• _What the task asks_: Extract everything from the first line through the line with "hydration_span = [-23.4, 0.1]", both ends included, except for any pictures.

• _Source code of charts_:
^^^^^^^^

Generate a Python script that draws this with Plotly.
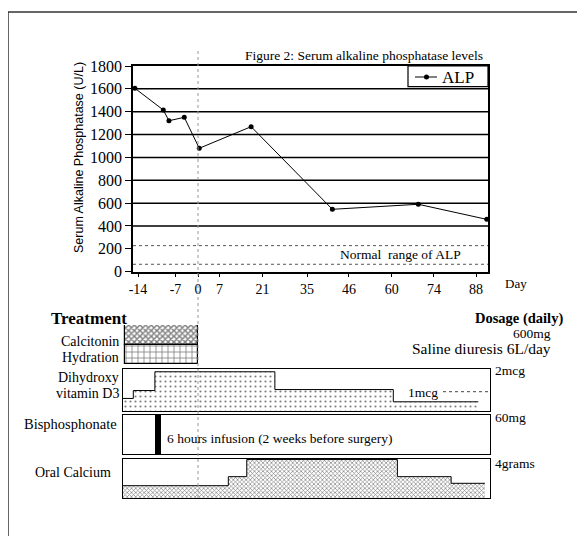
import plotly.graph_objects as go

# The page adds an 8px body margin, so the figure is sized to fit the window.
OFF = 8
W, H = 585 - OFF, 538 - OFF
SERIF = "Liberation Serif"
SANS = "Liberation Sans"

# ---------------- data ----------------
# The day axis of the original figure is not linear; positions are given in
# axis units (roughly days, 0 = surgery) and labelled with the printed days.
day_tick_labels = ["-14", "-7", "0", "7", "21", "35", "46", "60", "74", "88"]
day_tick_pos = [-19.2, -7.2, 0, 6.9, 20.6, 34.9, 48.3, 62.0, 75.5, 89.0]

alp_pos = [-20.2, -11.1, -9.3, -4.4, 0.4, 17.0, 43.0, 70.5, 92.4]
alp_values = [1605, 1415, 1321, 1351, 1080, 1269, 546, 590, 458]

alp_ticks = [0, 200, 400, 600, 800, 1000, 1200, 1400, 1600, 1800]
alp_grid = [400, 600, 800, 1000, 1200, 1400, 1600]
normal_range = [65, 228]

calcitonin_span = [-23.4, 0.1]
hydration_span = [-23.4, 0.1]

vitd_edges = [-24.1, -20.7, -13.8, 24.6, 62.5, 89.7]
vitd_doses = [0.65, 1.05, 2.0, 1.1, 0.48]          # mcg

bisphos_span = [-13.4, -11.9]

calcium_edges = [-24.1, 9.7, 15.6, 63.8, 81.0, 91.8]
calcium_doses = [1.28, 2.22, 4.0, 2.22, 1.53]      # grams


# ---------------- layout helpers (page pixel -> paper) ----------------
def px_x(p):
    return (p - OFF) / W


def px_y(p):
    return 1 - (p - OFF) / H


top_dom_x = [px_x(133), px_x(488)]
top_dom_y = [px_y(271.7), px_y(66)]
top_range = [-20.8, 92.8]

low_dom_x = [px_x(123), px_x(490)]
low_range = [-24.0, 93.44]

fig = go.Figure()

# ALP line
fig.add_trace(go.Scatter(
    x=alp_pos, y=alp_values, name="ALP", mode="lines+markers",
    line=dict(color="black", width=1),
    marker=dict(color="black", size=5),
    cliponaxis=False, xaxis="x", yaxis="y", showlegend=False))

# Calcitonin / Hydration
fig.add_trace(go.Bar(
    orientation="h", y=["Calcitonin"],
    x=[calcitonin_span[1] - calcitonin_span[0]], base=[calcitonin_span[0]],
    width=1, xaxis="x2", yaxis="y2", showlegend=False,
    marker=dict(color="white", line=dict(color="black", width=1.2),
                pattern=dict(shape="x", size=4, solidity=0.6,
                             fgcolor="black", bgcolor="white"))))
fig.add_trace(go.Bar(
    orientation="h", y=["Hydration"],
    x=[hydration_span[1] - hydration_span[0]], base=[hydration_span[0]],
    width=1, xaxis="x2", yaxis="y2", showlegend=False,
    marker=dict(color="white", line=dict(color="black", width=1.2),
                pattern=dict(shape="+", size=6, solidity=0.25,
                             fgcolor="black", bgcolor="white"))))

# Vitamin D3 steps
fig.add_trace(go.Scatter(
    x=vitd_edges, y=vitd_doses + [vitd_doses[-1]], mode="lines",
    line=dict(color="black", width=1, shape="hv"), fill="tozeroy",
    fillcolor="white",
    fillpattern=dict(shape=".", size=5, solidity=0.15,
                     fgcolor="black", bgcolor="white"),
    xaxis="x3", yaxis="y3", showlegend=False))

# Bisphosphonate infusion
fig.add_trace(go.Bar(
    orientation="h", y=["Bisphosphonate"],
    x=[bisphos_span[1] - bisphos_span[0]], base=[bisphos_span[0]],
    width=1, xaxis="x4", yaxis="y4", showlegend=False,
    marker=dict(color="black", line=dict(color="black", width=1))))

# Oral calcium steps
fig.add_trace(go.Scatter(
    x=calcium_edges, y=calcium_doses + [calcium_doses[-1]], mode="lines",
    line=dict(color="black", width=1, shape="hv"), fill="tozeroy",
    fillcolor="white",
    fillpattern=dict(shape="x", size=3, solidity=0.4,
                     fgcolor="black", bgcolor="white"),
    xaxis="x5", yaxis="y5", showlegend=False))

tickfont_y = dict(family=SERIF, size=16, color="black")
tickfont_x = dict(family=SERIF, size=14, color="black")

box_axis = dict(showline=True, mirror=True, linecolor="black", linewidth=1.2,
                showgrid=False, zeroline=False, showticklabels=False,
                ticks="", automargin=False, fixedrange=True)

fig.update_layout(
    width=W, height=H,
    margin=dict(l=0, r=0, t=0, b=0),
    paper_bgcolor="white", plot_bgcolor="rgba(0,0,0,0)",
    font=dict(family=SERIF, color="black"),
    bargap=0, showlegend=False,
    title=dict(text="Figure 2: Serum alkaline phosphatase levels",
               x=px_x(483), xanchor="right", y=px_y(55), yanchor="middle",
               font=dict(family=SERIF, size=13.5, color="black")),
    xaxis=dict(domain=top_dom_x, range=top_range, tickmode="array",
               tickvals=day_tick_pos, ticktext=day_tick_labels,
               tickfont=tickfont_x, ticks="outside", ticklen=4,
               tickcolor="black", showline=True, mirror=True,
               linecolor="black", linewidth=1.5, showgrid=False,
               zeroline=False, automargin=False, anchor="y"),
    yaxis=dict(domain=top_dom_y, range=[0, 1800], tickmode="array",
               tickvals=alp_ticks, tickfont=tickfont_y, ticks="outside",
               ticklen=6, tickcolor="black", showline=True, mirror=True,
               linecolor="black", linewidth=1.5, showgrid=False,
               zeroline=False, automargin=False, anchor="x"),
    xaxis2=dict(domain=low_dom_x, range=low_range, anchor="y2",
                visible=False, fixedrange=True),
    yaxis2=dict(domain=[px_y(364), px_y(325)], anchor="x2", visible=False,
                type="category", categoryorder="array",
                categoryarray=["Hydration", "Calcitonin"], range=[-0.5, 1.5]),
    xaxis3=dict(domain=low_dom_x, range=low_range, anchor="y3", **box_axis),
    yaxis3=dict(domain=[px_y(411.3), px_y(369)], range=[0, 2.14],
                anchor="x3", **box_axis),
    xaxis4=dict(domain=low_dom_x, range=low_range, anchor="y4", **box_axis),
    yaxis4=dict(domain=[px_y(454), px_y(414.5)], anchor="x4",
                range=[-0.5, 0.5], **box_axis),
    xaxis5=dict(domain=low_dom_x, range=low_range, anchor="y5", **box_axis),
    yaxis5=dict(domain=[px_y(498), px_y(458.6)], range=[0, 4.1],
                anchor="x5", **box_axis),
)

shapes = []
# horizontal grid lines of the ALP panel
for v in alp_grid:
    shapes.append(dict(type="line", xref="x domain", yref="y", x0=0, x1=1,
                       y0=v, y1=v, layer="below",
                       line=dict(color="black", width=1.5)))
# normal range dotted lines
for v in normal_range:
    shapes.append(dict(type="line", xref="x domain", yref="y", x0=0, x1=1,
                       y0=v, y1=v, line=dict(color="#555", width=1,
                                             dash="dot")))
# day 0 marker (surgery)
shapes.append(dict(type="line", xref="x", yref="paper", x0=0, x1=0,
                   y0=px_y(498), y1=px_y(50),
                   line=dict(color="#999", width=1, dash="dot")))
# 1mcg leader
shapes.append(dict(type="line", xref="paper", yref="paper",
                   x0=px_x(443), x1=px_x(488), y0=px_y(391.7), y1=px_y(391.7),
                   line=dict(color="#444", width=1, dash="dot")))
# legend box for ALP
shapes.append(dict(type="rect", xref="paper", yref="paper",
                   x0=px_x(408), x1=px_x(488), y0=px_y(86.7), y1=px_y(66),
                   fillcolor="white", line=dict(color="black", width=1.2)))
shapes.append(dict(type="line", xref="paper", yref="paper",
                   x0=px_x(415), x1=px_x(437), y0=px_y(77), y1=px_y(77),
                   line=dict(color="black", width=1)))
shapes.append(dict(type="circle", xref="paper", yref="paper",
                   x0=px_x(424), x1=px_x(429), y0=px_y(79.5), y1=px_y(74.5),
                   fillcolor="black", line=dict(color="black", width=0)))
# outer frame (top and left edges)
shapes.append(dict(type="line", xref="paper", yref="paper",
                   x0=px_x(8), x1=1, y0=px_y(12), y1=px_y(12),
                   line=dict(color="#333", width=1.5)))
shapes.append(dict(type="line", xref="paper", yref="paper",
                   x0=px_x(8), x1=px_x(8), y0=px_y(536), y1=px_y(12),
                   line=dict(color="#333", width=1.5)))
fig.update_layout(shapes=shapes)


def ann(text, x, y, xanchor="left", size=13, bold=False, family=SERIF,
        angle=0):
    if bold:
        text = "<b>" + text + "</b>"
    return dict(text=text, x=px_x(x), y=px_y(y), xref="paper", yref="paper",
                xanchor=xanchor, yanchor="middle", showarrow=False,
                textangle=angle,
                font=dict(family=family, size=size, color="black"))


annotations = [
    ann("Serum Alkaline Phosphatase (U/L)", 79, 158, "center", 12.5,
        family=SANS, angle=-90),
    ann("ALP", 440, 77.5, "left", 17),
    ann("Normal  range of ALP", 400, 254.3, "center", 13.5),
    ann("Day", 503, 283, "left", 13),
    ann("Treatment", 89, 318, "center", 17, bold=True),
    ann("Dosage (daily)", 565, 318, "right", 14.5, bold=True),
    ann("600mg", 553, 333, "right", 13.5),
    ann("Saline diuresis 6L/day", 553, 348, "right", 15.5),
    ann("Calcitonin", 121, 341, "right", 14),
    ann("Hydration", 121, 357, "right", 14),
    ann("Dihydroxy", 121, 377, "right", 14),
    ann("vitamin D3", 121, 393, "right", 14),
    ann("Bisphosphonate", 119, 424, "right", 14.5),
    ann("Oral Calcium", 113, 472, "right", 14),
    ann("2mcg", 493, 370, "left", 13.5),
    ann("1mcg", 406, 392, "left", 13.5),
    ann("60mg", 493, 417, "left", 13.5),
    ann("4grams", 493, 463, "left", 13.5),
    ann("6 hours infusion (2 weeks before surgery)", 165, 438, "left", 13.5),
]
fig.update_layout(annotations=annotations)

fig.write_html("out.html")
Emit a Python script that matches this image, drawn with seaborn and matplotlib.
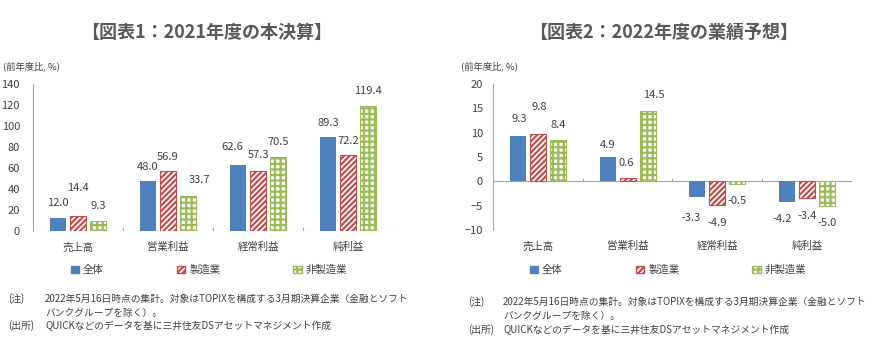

^^^^^^^^

• _Response_:
Generate a Python script that draws this with Plotly.
import plotly.graph_objects as go

# The page adds an 8px body margin, so the figure is sized to fit the window.
OFF = 8
W, H = 585 - OFF, 538 - OFF
SERIF = "Liberation Serif"
SANS = "Liberation Sans"

# ---------------- data ----------------
# The day axis of the original figure is not linear; positions are given in
# axis units (roughly days, 0 = surgery) and labelled with the printed days.
day_tick_labels = ["-14", "-7", "0", "7", "21", "35", "46", "60", "74", "88"]
day_tick_pos = [-19.2, -7.2, 0, 6.9, 20.6, 34.9, 48.3, 62.0, 75.5, 89.0]

alp_pos = [-20.2, -11.1, -9.3, -4.4, 0.4, 17.0, 43.0, 70.5, 92.4]
alp_values = [1605, 1415, 1321, 1351, 1080, 1269, 546, 590, 458]

alp_ticks = [0, 200, 400, 600, 800, 1000, 1200, 1400, 1600, 1800]
alp_grid = [400, 600, 800, 1000, 1200, 1400, 1600]
normal_range = [65, 228]

calcitonin_span = [-23.4, 0.1]
hydration_span = [-23.4, 0.1]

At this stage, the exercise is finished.